In this case, \(x^2 - 1\) can be factored into \((x-1)(x+1)\).

• Factoring helps in identifying common roots and expressing the polynomial in a more manageable form.
• This technique simplifies operations like addition, subtraction, or finding common denominators of algebraic fractions.

Grasping this concept is essential since it often forms the backbone of many algebraic solutions.

Finding a common denominator is a pivotal step in solving equations that involve fractions. In the given equation, \(\frac{2 x}{x^{2}-1} = \frac{2}{x+1} - \frac{1}{x-1}\), each side has different denominators initially.
To solve, you need to convert these into a common denominator to manage the fractions effectively.

• The common denominator here is \((x-1)(x+1)\), which simplifies the equation handling.
• Doing so ensures that each fraction can be combined or compared easily.

This simplification is fundamental because matched denominators let us equate or combine fractions in a unified form.

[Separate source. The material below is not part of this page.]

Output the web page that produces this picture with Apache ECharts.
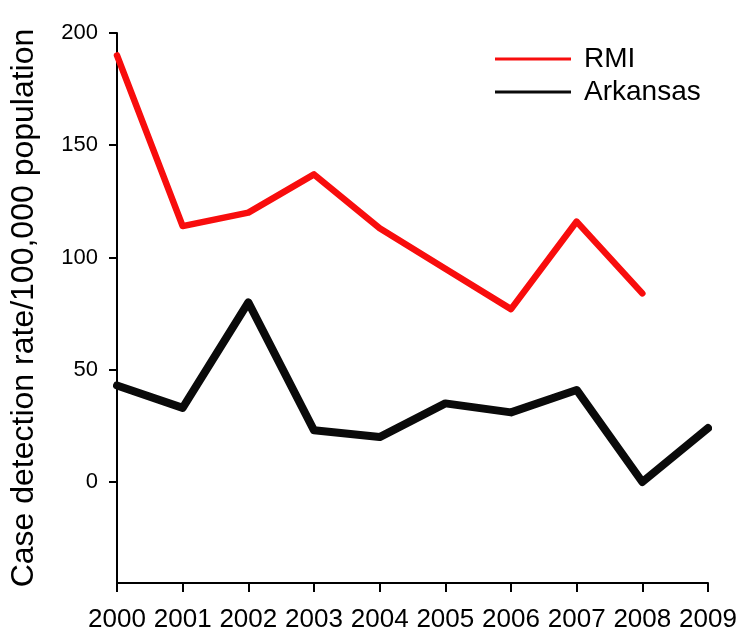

Once the fractions have a common denominator on both sides of an equation, you can effectively clear these denominators using cross-multiplication. Here, it involves setting the numerators equal since the denominators are already the same.
This method transforms \(\frac{2x}{(x-1)(x+1)} = \frac{x - 3}{(x-1)(x+1)}\) into the simpler form of equation, \(2x = x - 3\).

• This step is pivotal because it converts a complex fraction into a straightforward linear equation.
• With the numerators isolated, solving becomes a matter of basic algebra, enhancing clarity and focus on solving for the variable.

Understanding this approach helps in tackling a broad array of algebraic problems more efficiently.

After calculating potential solutions, verifying them is key to ensuring accuracy. When \(x = -3\) was found as a solution, it was necessary to substitute it back into the original equation to confirm its validity.
Here's how:

• Substituting \(x = -3\) into both sides yielded \(-\frac{3}{4}\) as the result, confirming the solution.
• This verification step checks for any errors in computation or extraneous solutions that may not satisfy the original equation.

Such verification is a vital part of problem-solving, providing a reliable conclusion to your algebraic journey.